A Christian would never try and deduce God from any type of independent reasoning or first principles. Any power of reasoning that can independently deduce or nullify God must be superior to God himself. The God of the Bible (the one most often referred to by Dawkins) does not ask that we deduce him by means of our own independent reasoning. We are dependent creatures, made in God’s image.
Yet God (as Saltpetre described) is conscious, sentient, and thinking. He expects those in his image to be likewise. He invites us to reason, both with himself and with each other.
Therefore, in this context of biblical thinking, God must be presupposed. It cannot be otherwise.

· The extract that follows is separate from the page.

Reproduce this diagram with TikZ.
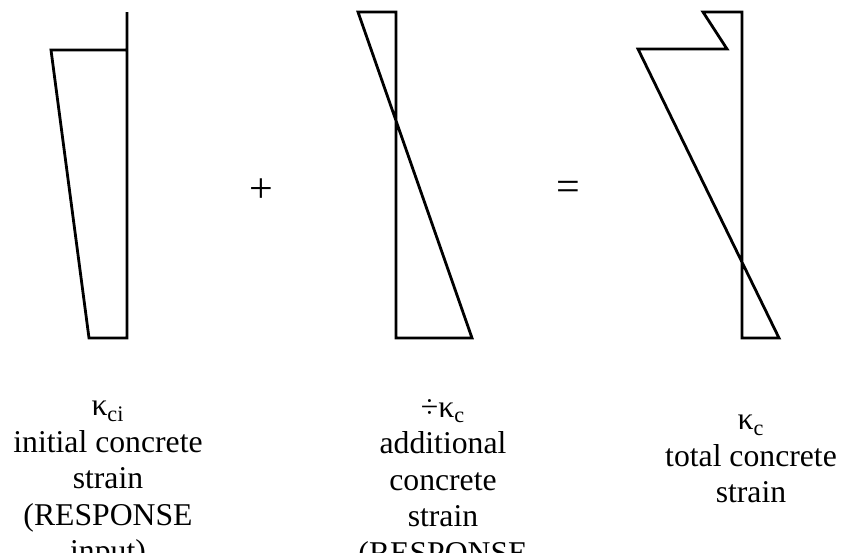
\documentclass[tikz,border=0pt]{standalone}
\usepackage{fontspec}
\setmainfont{Liberation Serif}

\begin{document}
\begin{tikzpicture}[
  x=0.5pt,y=-0.5pt,
  strain/.style={draw=black,line width=1.4pt,line join=miter},
  sign/.style={font=\fontsize{21}{24}\selectfont,inner sep=0pt},
  lab/.style={align=center,anchor=north,inner sep=0pt,font=\fontsize{15.85}{18.25}\selectfont}
]
\useasboundingbox (0,0) rectangle (845,552);
\clip (0,0) rectangle (845,552);

\def\ytop{12}
\def\ybot{338}

% initial strain
\draw[strain] (127,\ytop) -- (127,\ybot) -- (89,\ybot) -- (51,50) -- (127,50);

% additional strain
\draw[strain] (396,\ytop) -- (396,\ybot) -- (472,\ybot) -- (358,\ytop) -- cycle;

% total strain
\draw[strain] (742,\ytop) -- (742,\ybot) -- (779,\ybot) -- (638,49) -- (727,49) -- (703,\ytop) -- cycle;

\node[sign] (plus) at (261,191) {+};
\node[sign] (equal) at (568,191) {=};

\node[lab] (kci) at (108,401) {κ\textsubscript{ci}\\initial concrete\\strain\\(RESPONSE\\input)};
\node[lab] (dkc) at (443,399) {÷κ\textsubscript{c}\\additional\\concrete\\strain\\(RESPONSE};
\node[lab] (kc) at (751,415) {κ\textsubscript{c}\\total concrete\\strain};

\end{tikzpicture}
\end{document}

However, if you don’t like that perspective, you are welcome to try other presuppositions. If the evidence makes more sense using those parameters, then you are likely to continue to use them.
However, don’t imagine that you are not making definite presuppositions or assumptions yourself. For example, you speak of “simply looking at the rocks” as if with a clean sheet, without bringing certain assumptions to the table. Uniformitarian geology presupposes that the processes we currently observe (wind, erosion, deposition, etc.) are the same that have been acting upon the rocks for millennia. (An intrusive and destructive flood is actively assumed not to have occurred.) And it’s essentially assumption, as we’re not observing past eons, but the rocks presently before us.
So the issue is with which set of assumptions, A or B, does the entire body of evidence makes most reasoned sense. Each set must be investigated within its own parameters.
I argue that the evidence is consistent with the data within the parameters and perspectives of the Christian God (the one Dawkins has the most problems with). The millions of dead things buried in the rock layers are testament and warning to a past grand watery cataclysm. The relatively small population of Australian aborigines is consistent with them arriving in the few millennia since the flood.